<<<<

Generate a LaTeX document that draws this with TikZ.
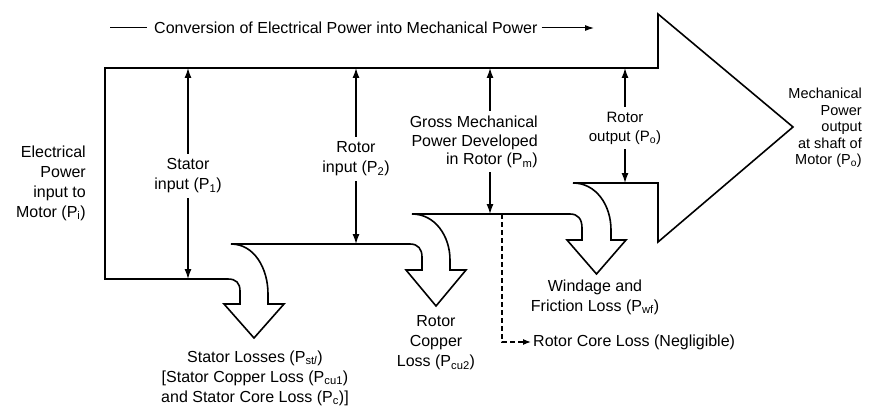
\documentclass[tikz,border=0pt]{standalone}
\usepackage{fontspec}
\setmainfont{Liberation Sans}
\usetikzlibrary{arrows.meta}
\begin{document}
\begin{tikzpicture}[x=1pt,y=-1pt,
  outline/.style={line width=1.6pt, line join=miter},
  arr/.style={line width=1.3pt, -{Latex[length=10pt,width=7pt]}, shorten <=5pt},
  lbl/.style={inner sep=0pt, align=center, font=\fontsize{16}{20}\selectfont},
  small/.style={inner sep=0pt, font=\fontsize{14.5}{16.5}\selectfont}]
\useasboundingbox (0,0) rectangle (869,417);

% main power-flow outline
\draw[outline] (105,279) -- (105,68) -- (658,68) -- (658,14) -- (793,127) -- (658,242) -- (658,183) -- (573,183)
  .. controls (596,183) and (611,205) .. (611,230) -- (611,240) -- (626,240) -- (596.5,274) -- (567,240) -- (582,240) -- (582,228)
  .. controls (582,219) and (578,214) .. (570,214) -- (412,214)
  .. controls (435,214) and (450,236) .. (450,260) -- (450,270) -- (466,270) -- (436,306) -- (406,270) -- (422,270) -- (422,257)
  .. controls (422,249) and (418,244) .. (410,244) -- (231,244)
  .. controls (254,244) and (268,268) .. (268,294) -- (268,304) -- (284,304) -- (254,338) -- (224,304) -- (240,304) -- (240,291)
  .. controls (240,283) and (236,279) .. (228,279) -- cycle;

% title
\node[lbl, anchor=west] (title) at (154,28) {Conversion of Electrical Power into Mechanical Power};
\coordinate (tl) at (110,28);
\coordinate (tr) at (594,28);
\draw[line width=1pt] (tl) -- ([xshift=-7pt]title.west);
\draw[line width=1pt, -{Latex[length=9pt,width=6pt]}] ([xshift=4pt]title.east) -- (tr);

% left text
\node[lbl, align=right, anchor=east] (ein) at (86,183) {Electrical\\Power\\input to\\Motor (P\textsubscript{i})};

% stator input
\coordinate (sinT) at (188,68);
\coordinate (sinB) at (188,279);
\node[lbl] (sin) at (188,176) {Stator\\input (P\textsubscript{1})};
\draw[arr] (sin) -- (sinT);
\draw[arr] (sin) -- (sinB);

% rotor input
\coordinate (rinT) at (356,68);
\coordinate (rinB) at (356,244);
\node[lbl] (rin) at (356,159) {Rotor\\input (P\textsubscript{2})};
\draw[arr] (rin) -- (rinT);
\draw[arr] (rin) -- (rinB);

% gross mechanical power
\coordinate (gmT) at (490,68);
\coordinate (gmB) at (490,214);
\node[lbl, align=right, anchor=east, font=\fontsize{16}{18.5}\selectfont] (gm) at (538,142) {Gross Mechanical\\Power Developed\\in Rotor (P\textsubscript{m})};
\draw[arr] (gmT |- gm.north) -- (gmT);
\draw[arr, shorten <=4pt] (gmB |- gm.south) -- (gmB);

% rotor output
\coordinate (roT) at (625,68);
\coordinate (roB) at (625,183);
\node[lbl, font=\fontsize{15}{19}\selectfont] (ro) at (625,128) {Rotor\\output (P\textsubscript{o})};
\draw[arr] (ro) -- (roT);
\draw[arr] (ro) -- (roB);

% mechanical output
\node[small, align=right, anchor=east] (mout) at (862,128) {Mechanical\\Power\\output\\at shaft of\\Motor (P\textsubscript{o})};

% losses
\node[lbl] (sl) at (255,378) {Stator Losses (P\textsubscript{st\textit{l}})\\{[}Stator Copper Loss (P\textsubscript{cu1})\\ and Stator Core Loss (P\textsubscript{c})]};
\node[lbl] (rcu) at (436,343) {Rotor\\Copper\\Loss (P\textsubscript{cu2})};
\node[lbl] (wf) at (595,297) {Windage and\\Friction Loss (P\textsubscript{wf})};

% rotor core loss
\coordinate (rc1) at (502,214);
\coordinate (rc2) at (502,342);
\node[lbl, anchor=west] (rcl) at (533,342) {Rotor Core Loss (Negligible)};
\draw[line width=1.2pt, dash pattern=on 5pt off 3pt, -{Latex[length=8pt,width=6pt]}, shorten >=2pt] (rc1) -- (rc2) -- (rcl.west);
\end{tikzpicture}
\end{document}
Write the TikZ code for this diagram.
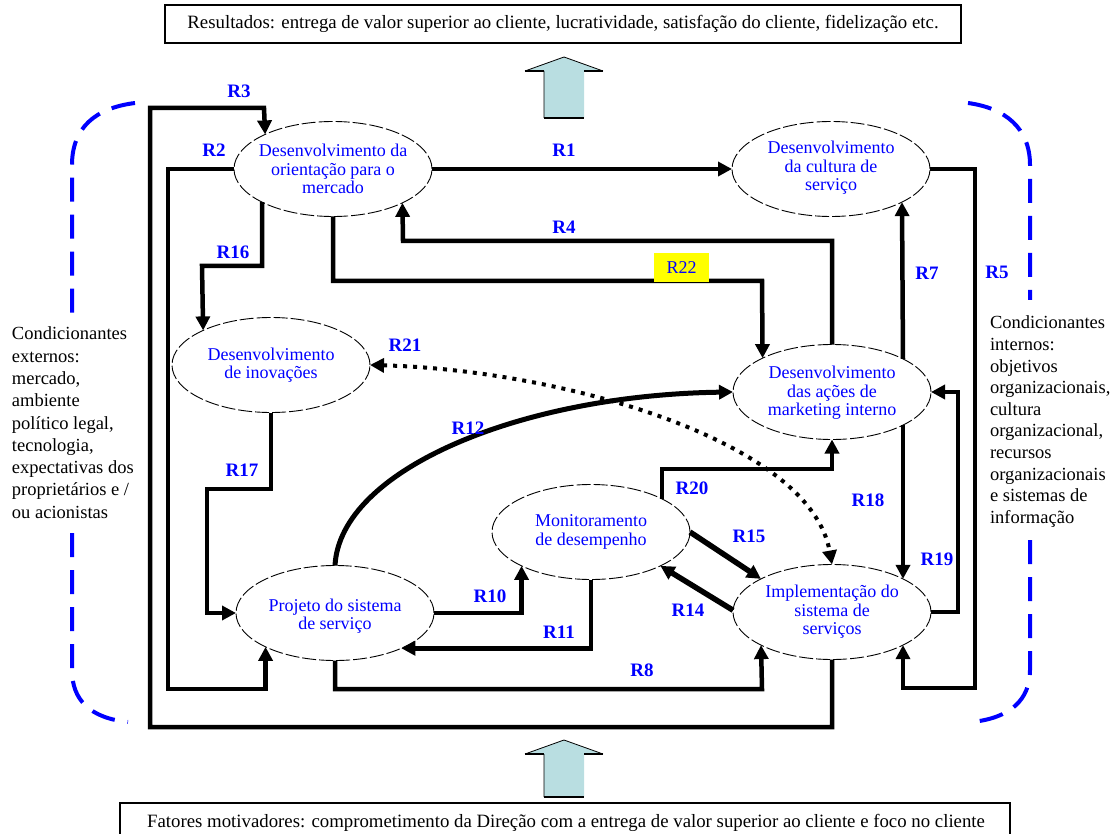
\documentclass[tikz,border=0pt]{standalone}
\usepackage{fontspec}
\setmainfont{Liberation Serif}
\usetikzlibrary{arrows.meta,shapes.geometric}

\definecolor{lblue}{RGB}{0,0,255}
\definecolor{arrowfill}{RGB}{185,222,225}
\definecolor{tagyellow}{RGB}{255,255,0}

\begin{document}
\begin{tikzpicture}[x=1pt,y=-1pt,
  every node/.style={inner sep=0pt, outer sep=0pt},
  proc/.style={ellipse, draw, line width=0.9pt, dash pattern=on 14pt off 3pt,
    minimum width=198pt, minimum height=95pt},
  ptext/.style={text=lblue, align=center, font=\fontsize{18}{18.5}\selectfont},
  link/.style={line width=4.5pt, line join=miter, -{Triangle[length=14pt,width=14pt]}},
  dotlink/.style={line width=4pt, dash pattern=on 4pt off 6pt,
    {Triangle[length=14pt,width=14pt]}-{Triangle[length=14pt,width=14pt]}},
  rlab/.style={text=lblue, font=\fontsize{19}{19}\selectfont\bfseries},
  side/.style={align=left, anchor=north west},
  bracket/.style={lblue, line width=4pt, dash pattern=on 24pt off 13pt},
  framebox/.style={draw, line width=1.3pt},
  bigarrow/.style={fill=arrowfill},
]
\useasboundingbox (0,0) rectangle (1111,834);

% --- results box and motivating factors box ---
\node[framebox, minimum width=796pt, minimum height=38pt,
  font=\fontsize{18.8}{18.8}\selectfont] (res) at (563,24)
  {Resultados: entrega de valor superior ao cliente, lucratividade, satisfação do cliente, fidelização etc.};
\node[framebox, minimum width=890pt, minimum height=60pt, anchor=north] (motbox) at (565,803) {};
\node[font=\fontsize{18.8}{18.8}\selectfont] (mot) at (566,823)
  {Fatores motivadores: comprometimento da Direção com a entrega de valor superior ao cliente e foco no cliente};

% --- block arrows ---
\fill[bigarrow] (544,118) -- (544,71) -- (525,71) -- (564,57) -- (603,71) -- (584,71) -- (584,118) -- cycle;
\draw[line width=0.8pt] (525,71) -- (564,57) -- (603,71) (544,71) -- (544,118);
\draw[line width=2.5pt] (525,71) -- (544,71) (584,71) -- (603,71) (544,118) -- (584,118);

\fill[bigarrow] (544,797) -- (544,754) -- (525,754) -- (564,740) -- (603,754) -- (584,754) -- (584,797) -- cycle;
\draw[line width=0.8pt] (525,754) -- (564,740) -- (603,754) (544,754) -- (544,797);
\draw[line width=2.5pt] (525,754) -- (544,754) (584,754) -- (603,754) (544,797) -- (584,797);

% --- external / internal conditions ---
\draw[bracket] (135,103) .. controls (95,108) and (72,128) .. (72,165) -- (72,318);
\draw[bracket] (72,533) -- (72,670) .. controls (72,700) and (90,718) .. (128,722);
\draw[bracket] (968,103) .. controls (1005,108) and (1030,128) .. (1030,165) -- (1030,300);
\draw[bracket] (1030,540) -- (1030,670) .. controls (1030,700) and (1010,718) .. (972,722);

\node[side, font=\fontsize{18.5}{22.3}\selectfont] (ext) at (12,327)
  {Condicionantes\\externos:\\mercado,\\ambiente\\político legal,\\tecnologia,\\expectativas dos\\proprietários e /\\ou acionistas};
\node[side, font=\fontsize{18.5}{21.6}\selectfont] (int) at (990,316)
  {Condicionantes\\internos:\\objetivos\\organizacionais,\\cultura\\organizacional,\\recursos\\organizacionais\\e sistemas de\\informação};

% --- processes ---
\node[proc] (e1) at (333,169) {};
\node[proc] (e2) at (831,169) {};
\node[proc] (e3) at (271,365) {};
\node[proc] (e4) at (832,392) {};
\node[proc] (e5) at (591,532) {};
\node[proc] (e6) at (335,613) {};
\node[proc] (e7) at (832,612) {};

\node[ptext] (t1) at (333,169) {Desenvolvimento da\\orientação para o\\mercado};
\node[ptext] (t2) at (831,168) {Desenvolvimento\\da cultura de\\serviço};
\node[ptext] (t3) at (271,365) {Desenvolvimento\\de inovações};
\node[ptext] (t4) at (832,393) {Desenvolvimento\\das ações de\\marketing interno};
\node[ptext] (t5) at (591,532) {Monitoramento\\de desempenho};
\node[ptext] (t6) at (335,616) {Projeto do sistema\\de serviço};
\node[ptext] (t7) at (832,612) {Implementação do\\sistema de\\serviços};

% --- relations ---
\draw[link] (e1.east) -- (e2.west);                                   % R1
\draw[link] (e1.west) -| (168,689) -| (e6.206.28);                    % R2
\draw[link] (e7.south) |- (150,727) |- (264,108) -- (e1.153.72);      % R3
\draw[link] (e4.north) |- (403,241) -- (e1.334.36);                   % R4
\draw[link] (e2.east) -| (975,688) -| (e7.335);                       % R5
\draw[link] (e4.25) -- (e2.335);                                      % R7
\draw[link] (e6.south) |- (762,689) -- (e7.205.64);                   % R8
\draw[link] (e6.east) -| (e5.206.28);                                 % R10
\draw[link] (e5.south) |- (e6.332.4);                                 % R11
\draw[link, line width=5pt] (e6.north) .. controls (340,470) and (520,395) .. (e4.west); % R12
\draw[link, line width=5.5pt] (e7.179) -- (e5.334.4);                 % R14
\draw[link, line width=5.5pt] (e5.east) -- (e7.155);                  % R15
\draw[link] (e1.205.64) |- (202,266) -- (e3.153.72);                  % R16
\draw[link] (e3.south) |- (207,489) |- (e6.west);                     % R17
\draw[link] (e4.335) -- (e7.25);                                      % R18
\draw[link] (e7.east) -| (958,392) -- (e4.east);                      % R19
\draw[link] (e5.25.64) |- (832,469) -- (e4.south);                    % R20
\draw[dotlink] (e3.east) .. controls (560,370) and (810,440) .. (e7.north); % R21
\draw[link] (e1.south) |- (762,281) -- (e4.154.36);                   % R22

% --- relation labels ---
\node[rlab] (l1) at (564,150) {R1};
\node[rlab] (l2) at (214,150) {R2};
\node[rlab] (l3) at (239,91) {R3};
\node[rlab] (l4) at (564,227) {R4};
\node[rlab] (l5) at (997,272) {R5};
\node[rlab] (l7) at (927,273) {R7};
\node[rlab] (l8) at (642,670) {R8};
\node[rlab] (l10) at (490,596) {R10};
\node[rlab] (l11) at (559,632) {R11};
\node[rlab] (l12) at (468,428) {R12};
\node[rlab] (l14) at (688,610) {R14};
\node[rlab] (l15) at (749,536) {R15};
\node[rlab] (l16) at (233,252) {R16};
\node[rlab] (l17) at (242,470) {R17};
\node[rlab] (l18) at (868,500) {R18};
\node[rlab] (l19) at (937,559) {R19};
\node[rlab] (l20) at (692,488) {R20};
\node[rlab] (l21) at (405,345) {R21};
\node[fill=tagyellow, text=lblue, minimum width=55pt, minimum height=29pt,
  font=\fontsize{18}{18}\selectfont] (l22) at (681.5,267.5) {R22};
\end{tikzpicture}
\end{document}
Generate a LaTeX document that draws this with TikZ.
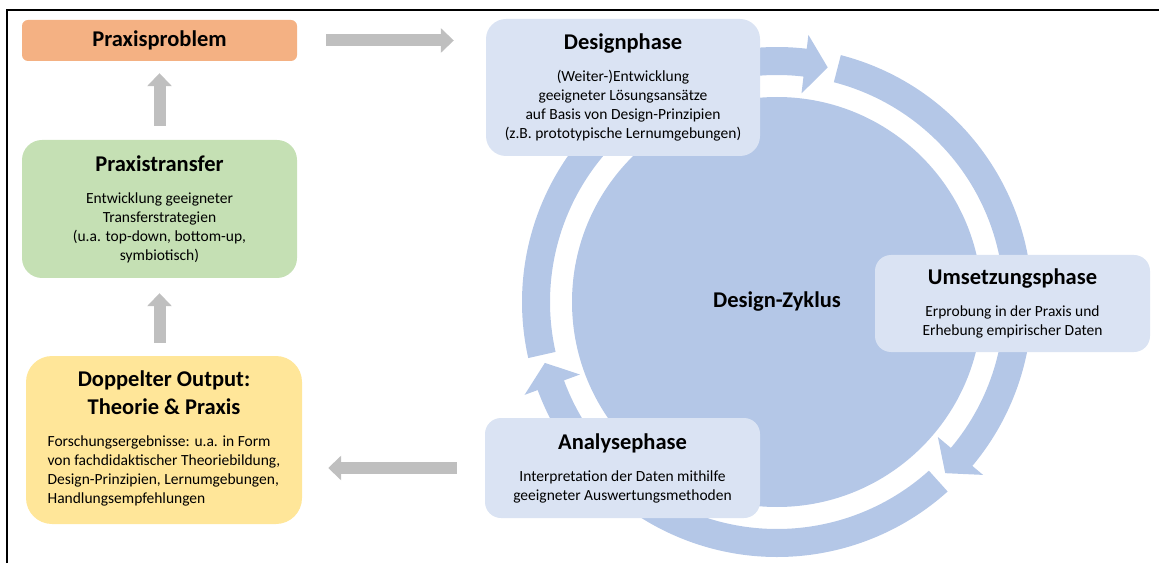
\documentclass[tikz,border=0pt]{standalone}
\usepackage{fontspec}
\setmainfont{Carlito}
\usepackage{tikz}
\usetikzlibrary{arrows.meta, positioning, calc}

\definecolor{problemorange}{HTML}{F4B183}
\definecolor{transfergreen}{HTML}{C5E0B4}
\definecolor{outputyellow}{HTML}{FFE699}
\definecolor{phaseblue}{HTML}{DAE3F3}
\definecolor{cycleblue}{HTML}{B4C7E7}
\definecolor{arrowgray}{HTML}{BFBFBF}

\newcommand{\boxtitle}[1]{{\fontsize{22.5}{26}\selectfont\bfseries #1}}
% one piece of the ring: start angle, angle of the head's base, angle of the tip
\newcommand{\cyclearrow}[3]{%
  \fill[cycleblue, shift={(zyklus.center)}]
    (#1:255pt) arc[start angle=#1, end angle=#2, radius=255pt]
    -- (#2:269pt) -- (#3:240pt) -- (#2:210pt) -- (#2:227pt)
    arc[start angle=#2, end angle=#1, radius=227pt] -- cycle;}

\begin{document}
\begin{tikzpicture}[x=1pt, y=1pt, font=\fontsize{15.5}{19}\selectfont,
  card/.style={rounded corners=18pt, align=center, inner sep=0pt, minimum width=275pt},
  phase/.style={card, fill=phaseblue, rounded corners=16pt},
  ga/.style={-{Triangle[length=13pt, width=24pt]}, line width=12pt, draw=arrowgray}]
  \useasboundingbox (0,0) rectangle (1159,563);
  \draw[line width=2pt] (7,0) -- (7,553) -- (1159,553);
  % ---- left column: problem, transfer, output
  \node[card, fill=problemorange, minimum height=41pt, rounded corners=6pt] (problem) at (159.5,522.5)
    {\boxtitle{Praxisproblem}};
  \node[card, fill=transfergreen, minimum height=138pt, rounded corners=20pt] (transfer) at (159.5,354)
    {\boxtitle{Praxistransfer}\\[13pt] Entwicklung geeigneter\\ Transferstrategien\\
     (u.a. top-down, bottom-up,\\ symbiotisch)};
  \node[card, fill=outputyellow, minimum width=276pt, minimum height=168pt, rounded corners=26pt] (output) at (164,123)
    {\boxtitle{Doppelter Output:}\\[8pt] \boxtitle{Theorie \& Praxis}\\[13pt]
     \begin{tabular}[t]{@{}l@{}}
       Forschungsergebnisse: u.a. in Form\\ von fachdidaktischer Theoriebildung,\\
       Design-Prinzipien, Lernumgebungen,\\ Handlungsempfehlungen
     \end{tabular}};
  % ---- the design cycle: disc, three ring arrows, the phases on top
  \node[circle, fill=cycleblue, minimum size=410pt, inner sep=0pt] (zyklus) at (777,261)
    {\boxtitle{Design-Zyklus}};
  \cyclearrow{192.7}{83.3}{77.8}
  \cyclearrow{75.5}{-40}{-45.5}
  \cyclearrow{-48}{-159.8}{-165.3}
  \node[phase, minimum width=274pt, minimum height=137pt, rounded corners=20pt] (design) at (623,475.5)
    {\boxtitle{Designphase}\\[13pt] (Weiter-)Entwicklung\\ geeigneter Lösungsansätze\\
     auf Basis von Design-Prinzipien\\ (z.B. prototypische Lernumgebungen)};
  \node[phase, minimum height=97pt] (umsetzung) at (1012.5,259.5)
    {\boxtitle{Umsetzungsphase}\\[13pt] Erprobung in der Praxis und\\ Erhebung empirischer Daten};
  \node[phase, minimum height=100pt] (analyse) at (622.5,95)
    {\boxtitle{Analysephase}\\[13pt] Interpretation der Daten mithilfe\\ geeigneter Auswertungsmethoden};
  % ---- gray block arrows
  \draw[ga] ([xshift=29pt]problem.east) -- ([xshift=-32pt]problem.east -| design.west);
  \draw[ga] ([xshift=-28pt]analyse.west) -- ([xshift=26pt]analyse.west -| output.east);
  \draw[ga] ([yshift=14pt]transfer.north) -- ([yshift=-12pt]problem.south);
  \draw[ga] ([yshift=13pt]output.north -| transfer.south) -- ([yshift=-15pt]transfer.south);
\end{tikzpicture}
\end{document}
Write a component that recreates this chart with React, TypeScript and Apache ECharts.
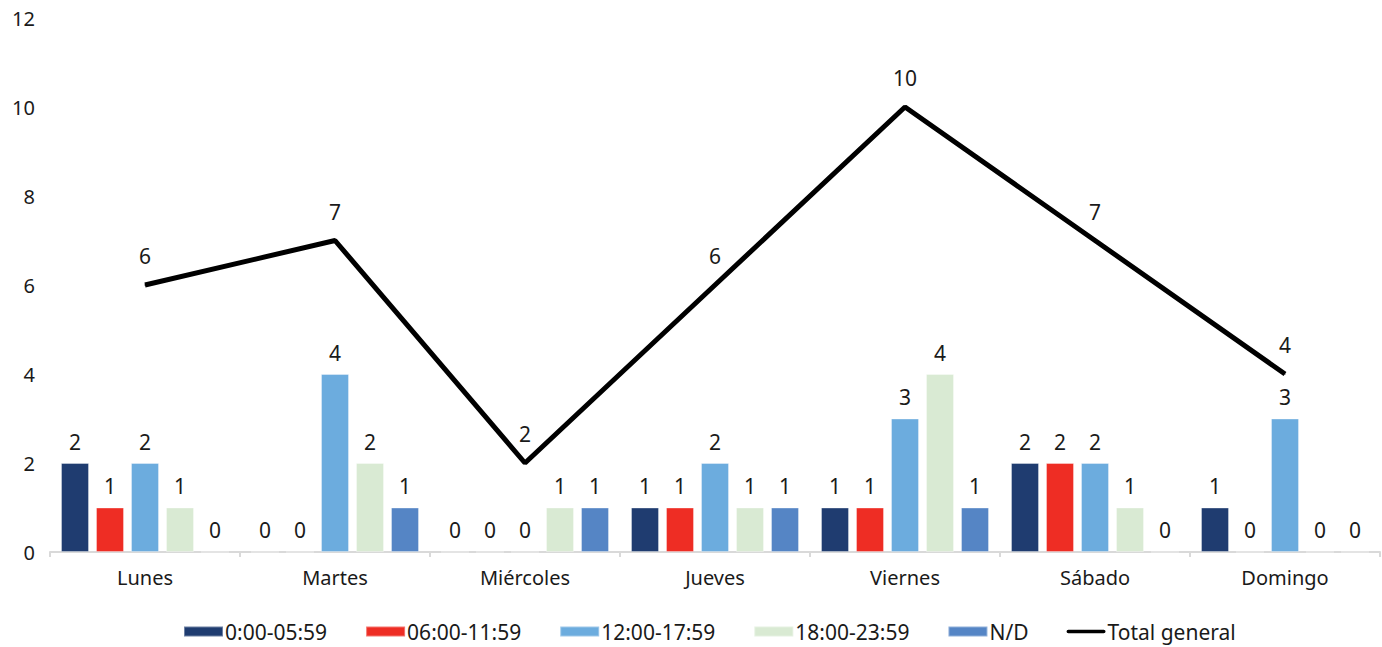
import React, { useEffect, useRef } from "react";
import * as echarts from "echarts";

const categories = ["Lunes", "Martes", "Miércoles", "Jueves", "Viernes", "Sábado", "Domingo"];
const s0000 = [2, 0, 0, 1, 1, 2, 1];
const s0600 = [1, 0, 0, 1, 1, 2, 0];
const s1200 = [2, 4, 0, 2, 3, 2, 3];
const s1800 = [1, 2, 1, 1, 4, 1, 0];
const sND = [0, 1, 1, 1, 1, 0, 0];
const total = [6, 7, 2, 6, 10, 7, 4];
const yTicks = { min: 0, max: 12, interval: 2 };

const barNames = ["0:00-05:59", "06:00-11:59", "12:00-17:59", "18:00-23:59", "N/D"];
const barColors = ["#1F3C70", "#EE2D24", "#6CACDE", "#D9EAD3", "#5585C5"];
const barData = [s0000, s0600, s1200, s1800, sND];

const FONT = "Noto Sans";
const FS = 20;
const FSN = 21;

export default function App() {
  const ref = useRef<HTMLDivElement>(null);
  useEffect(() => {
    if (!ref.current) return;
    const chart = echarts.init(ref.current, null, { renderer: "svg" });
    const barSeries = barNames.map((name, i) => ({
      name,
      type: "bar",
      data: barData[i],
      barWidth: 28,
      barGap: "25%",
      itemStyle: { color: barColors[i], borderColor: "rgba(255,255,255,0.35)", borderWidth: 1 },
      label: {
        show: true,
        position: "top",
        distance: 11,
        color: "#1a1a1a",
        fontSize: FSN,
        fontFamily: FONT,
      },
    }));
    chart.setOption({
      animation: false,
      textStyle: { fontFamily: FONT },
      grid: { left: 50, right: 2, top: 18, bottom: 95, containLabel: false },
      xAxis: {
        type: "category",
        data: categories,
        axisLine: { lineStyle: { color: "#d9d9d9", width: 2 } },
        axisTick: { show: true, length: 5, lineStyle: { color: "#d9d9d9", width: 2 } },
        axisLabel: { color: "#1a1a1a", fontSize: FS, fontFamily: FONT, margin: 15 },
      },
      yAxis: {
        type: "value",
        min: yTicks.min,
        max: yTicks.max,
        interval: yTicks.interval,
        splitLine: { show: false },
        axisLine: { show: false },
        axisTick: { show: false },
        axisLabel: { color: "#1a1a1a", fontSize: FS, fontFamily: FONT, margin: 15 },
      },
      legend: {
        bottom: 0,
        left: 178,
        itemWidth: 39,
        itemHeight: 10,
        itemGap: 38,
        textStyle: { color: "#1a1a1a", fontSize: FSN, fontFamily: FONT, padding: [0, 0, 0, -3] },
        data: [
          ...barNames.map((n) => ({ name: n, icon: "rect" })),
          {
            name: "Total general",
            icon: "path://M2,0 H41 A2,2 0 0 1 41,4 H2 A2,2 0 0 1 2,0 Z",
            itemStyle: { color: "#000" },
          },
        ],
      },
      series: [
        ...barSeries,
        {
          name: "Total general",
          type: "line",
          data: total,
          symbol: "circle",
          symbolSize: 1,
          lineStyle: { color: "#000", width: 5 },
          itemStyle: { color: "#000" },
          label: {
            show: true,
            position: "top",
            distance: 18,
            color: "#1a1a1a",
            fontSize: FSN,
            fontFamily: FONT,
          },
          z: 5,
        },
      ],
    });
    return () => chart.dispose();
  }, []);
  return (
    <div
      ref={ref}
      style={{ position: "absolute", left: 0, top: 0, width: 1382, height: 647, background: "#fff" }}
    />
  );
}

>>>>

→ SHORT PROBLEM:
Repeat, word for word and with no pictures, only the lines running from the beginning of the data to the line that contains "(228,279) -- cycle;".

→ RESPONSE:
Generate a LaTeX document that draws this with TikZ.
\documentclass[tikz,border=0pt]{standalone}
\usepackage{fontspec}
\setmainfont{Liberation Sans}
\usetikzlibrary{arrows.meta}
\begin{document}
\begin{tikzpicture}[x=1pt,y=-1pt,
  outline/.style={line width=1.6pt, line join=miter},
  arr/.style={line width=1.3pt, -{Latex[length=10pt,width=7pt]}, shorten <=5pt},
  lbl/.style={inner sep=0pt, align=center, font=\fontsize{16}{20}\selectfont},
  small/.style={inner sep=0pt, font=\fontsize{14.5}{16.5}\selectfont}]
\useasboundingbox (0,0) rectangle (869,417);

% main power-flow outline
\draw[outline] (105,279) -- (105,68) -- (658,68) -- (658,14) -- (793,127) -- (658,242) -- (658,183) -- (573,183)
  .. controls (596,183) and (611,205) .. (611,230) -- (611,240) -- (626,240) -- (596.5,274) -- (567,240) -- (582,240) -- (582,228)
  .. controls (582,219) and (578,214) .. (570,214) -- (412,214)
  .. controls (435,214) and (450,236) .. (450,260) -- (450,270) -- (466,270) -- (436,306) -- (406,270) -- (422,270) -- (422,257)
  .. controls (422,249) and (418,244) .. (410,244) -- (231,244)
  .. controls (254,244) and (268,268) .. (268,294) -- (268,304) -- (284,304) -- (254,338) -- (224,304) -- (240,304) -- (240,291)
  .. controls (240,283) and (236,279) .. (228,279) -- cycle;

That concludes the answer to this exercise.